DAVOS – Contrary to common perception, mental illness is a problem that is neither new nor unique to the developed world. What we call schizophrenia and bipolar disorder are recognizable in literature dating back to ancient Greece, and The Anatomy of Melancholy, published in 1621 by the English scholar Robert Burton, remains one of the most astute descriptions of depression. Today, low- and middle-income countries account for most of the morbidity and 75% of the suicides that result from mental illness.
What is new, and encouraging, is the heightened attention now being given to the problem. Last year at Davos, I helped launch a new Global Agenda Council on Mental Health, after a study by the World Economic Forum and Harvard School of Public Health projected that the global economic costs of mental illness over the next two decades would exceed the costs of cancer, diabetes, and respiratory ailments combined. With the stakes so high, the human and economic case for leaders to take mental health seriously is clearly compelling.

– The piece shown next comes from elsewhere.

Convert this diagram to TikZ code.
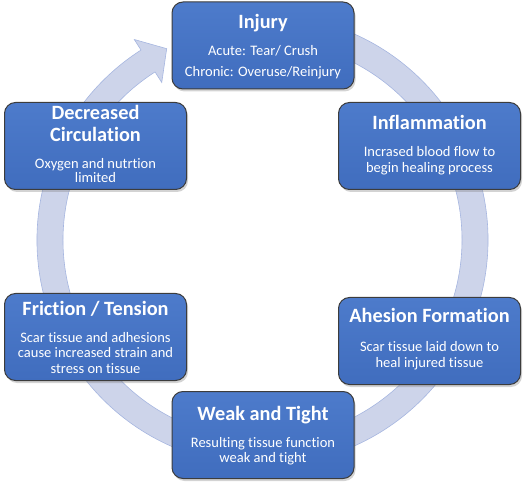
\documentclass[tikz,border=0pt]{standalone}
\usepackage{fontspec}
\setmainfont{Carlito}[Ligatures=NoCommon]
\usetikzlibrary{shadows,calc}
\definecolor{boxblue}{HTML}{4472C4}
\definecolor{boxtop}{HTML}{4D7BCB}
\definecolor{boxbot}{HTML}{406DBE}
\definecolor{boxedge}{HTML}{3C3C3C}
\definecolor{ringfill}{HTML}{CDD4EA}
\definecolor{ringedge}{HTML}{A6B6E0}
\tikzset{
  box/.style={rectangle, rounded corners=11pt, minimum width=182pt, minimum height=87pt,
    inner sep=0pt, draw=boxedge, line width=1pt, top color=boxtop, bottom color=boxbot,
    drop shadow={shadow xshift=1.5pt, shadow yshift=-2.5pt, opacity=0.35}},
  ttl/.style={anchor=base, inner sep=0pt, text=white, font=\fontsize{20.3}{24}\selectfont\bfseries},
  bdy/.style={anchor=base, inner sep=0pt, text=white, font=\fontsize{14.5}{17}\selectfont},
}
\begin{document}
\begin{tikzpicture}[x=1pt,y=1pt]
\useasboundingbox (0,0) rectangle (525,488);
\coordinate (C) at (262.5,248);
% cycle arrow
\filldraw[fill=ringfill, draw=ringedge, line width=0.6pt]
  ($(C)+(75:225.5)$) arc[start angle=75, end angle=-237.4, radius=225.5]
  -- ($(C)+(-237.4:238)$) -- ($(C)+(-243.4:214)$) -- ($(C)+(-237.4:187)$)
  -- ($(C)+(-237.4:199.5)$) arc[start angle=-237.4, end angle=75, radius=199.5] -- cycle;
% boxes
\node[box] (inj)  at (263,442.5) {};
\node[box] (infl) at (429.5,342) {};
\node[box] (dec)  at (95.5,342) {};
\node[box] (fric) at (95.5,151) {};
\node[box] (ahes) at (429.5,147) {};
\node[box] (weak) at (263,53) {};
% Injury
\node[ttl] (inj-t)  at (263,459) {Injury};
\node[bdy] (inj-b1) at (263,432) {Acute: Tear/ Crush};
\node[bdy] (inj-b2) at (263,411) {Chronic: Overuse/Reinjury};
% Inflammation
\node[ttl] (infl-t)  at (429.5,358) {Inflammation};
\node[bdy] (infl-b1) at (429.5,331) {Incrased blood flow to};
\node[bdy] (infl-b2) at (429.5,315) {begin healing process};
% Decreased Circulation
\node[ttl] (dec-t1) at (95.5,368) {Decreased};
\node[ttl] (dec-t2) at (95.5,346) {Circulation};
\node[bdy] (dec-b1) at (95.5,319) {Oxygen and nutrtion};
\node[bdy] (dec-b2) at (95.5,305) {limited};
% Friction / Tension
\node[ttl] (fric-t)  at (95.5,173) {Friction / Tension};
\node[bdy] (fric-b1) at (95.5,146) {Scar tissue and adhesions};
\node[bdy] (fric-b2) at (95.5,131) {cause increased strain and};
\node[bdy] (fric-b3) at (95.5,115) {stress on tissue};
% Ahesion Formation
\node[ttl] (ahes-t)  at (429.5,165) {Ahesion Formation};
\node[bdy] (ahes-b1) at (429.5,137) {Scar tissue laid down to};
\node[bdy] (ahes-b2) at (429.5,121) {heal injured tissue};
% Weak and Tight
\node[ttl] (weak-t)  at (263,68) {Weak and Tight};
\node[bdy] (weak-b1) at (263,41) {Resulting tissue function};
\node[bdy] (weak-b2) at (263,26) {weak and tight};
\end{tikzpicture}
\end{document}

As policymakers act, they would be wise to bear in mind that mental disorders are brain disorders. Too many people dismiss mental illnesses as problems of character or lack of will, rather than recognizing them as serious, often fatal, medical disorders. The brain is a bodily organ just like any other. We should no more blame a person for a malfunctioning brain than for a malfunctioning pancreas, liver, or heart. People with brain disorders deserve exactly the same level and quality of medical care as we expect when confronted with disorders of any other part of the body.
Consider depression, the most common mental illness, which must be distinguished from the sadness, disappointment, or frustration we all experience in our lives. William Styron’s 1989 memoir, Darkness Visible, rightly calls “depression” a weak word for a debilitating condition that is marked by hopelessness, helplessness, and dread.
In extreme forms, depression can be so disabling that the thought of getting out of bed or making a phone call becomes overwhelming. Functioning effectively at the workplace can be intensely challenging, which is reflected in the growing recognition of a condition known as “presenteeism,” a variation on “absenteeism”: depressed employees are physically present but mentally absent.
Mental illnesses can often lead to other health problems. Brain disorders like depression and schizophrenia greatly increase the risk of developing chronic ailments, such as cardiovascular and respiratory diseases. People with mental illnesses and substance-abuse issues are at increased risk of infectious diseases like HIV/AIDS.
Furthermore, mental disorders have a profound impact on the outcome of other illnesses. After a heart attack, for example, the prognosis depends on the presence or absence of depression more than on virtually any measure of cardiac function. That is why health-care policymakers should embrace a simple adage: “no health without mental health.”
Indeed, mental illnesses can be as fatal as physical ones. Suicide causes more deaths than homicide. Around 7% of people with major depressive disorder will take their own lives. Globally, more than 800,000 people kill themselves every year. The number of people scarred by a loved one’s death is much greater; every suicide has many victims.
Tackling the problem will require innovative approaches. It is not enough simply to make treatment available. People with psychotic disorders may deny that they are ill, and those suffering from depression may be too consumed by self-loathing to feel worthy of help. Even in the developed world, it is estimated that only about half of all people suffering from depression are diagnosed and treated. According to the World Health Organization, in developing countries, 76-85% of people with severe mental disorders are not treated. We need sensitive ways to identify those at risk and to help those who are most disabled.
Not everybody with a mental illness needs expensive drugs, hospital care, or even direct access to highly trained psychiatrists. We may not have the equivalent of a vaccine for measles or a bed net for malaria, but low-cost, highly effective interventions are possible for most people either at risk for, or already suffering from, a mental illness. In low-resource environments, local residents or family members can be trained to provide brief, effective psychotherapies that treat moderate forms of depression or anxiety. Phone- or Internet-based therapy can be used as well.
That said, it should be acknowledged that treatments for mental illness remain far from infallible. Of those who get help, only about half receive the right treatment, and about half of those receiving treatment regress. The only way to improve these percentages is to deepen our understanding of normal and abnormal brain functioning. We need research to develop better treatments for brain disorders in general, and for mental illnesses in particular.
Fortunately, some important initiatives launched in the last year are moving us in the right direction. In April, the United States National Institutes of Health introduced a ten-year BRAIN Initiative, joining similar efforts in the European Union, Israel, Japan, China, Australia, and Canada. We have also seen unprecedented levels of support from philanthropists. In the US, for example, $650 million was donated recently to the Stanley Center for Psychiatric Research. In the United Kingdom, a new charity, MQ, is awarding funds for research on psychological treatments.
Breakthroughs in biomedical research offer hope that cures for brain disorders will be found. By broadening access to existing treatments and investing in research to develop new therapies, we can aspire to eliminate one of the oldest and most widespread causes of human misery.
Thomas Insel is Director of the United States National Institute of Mental Health.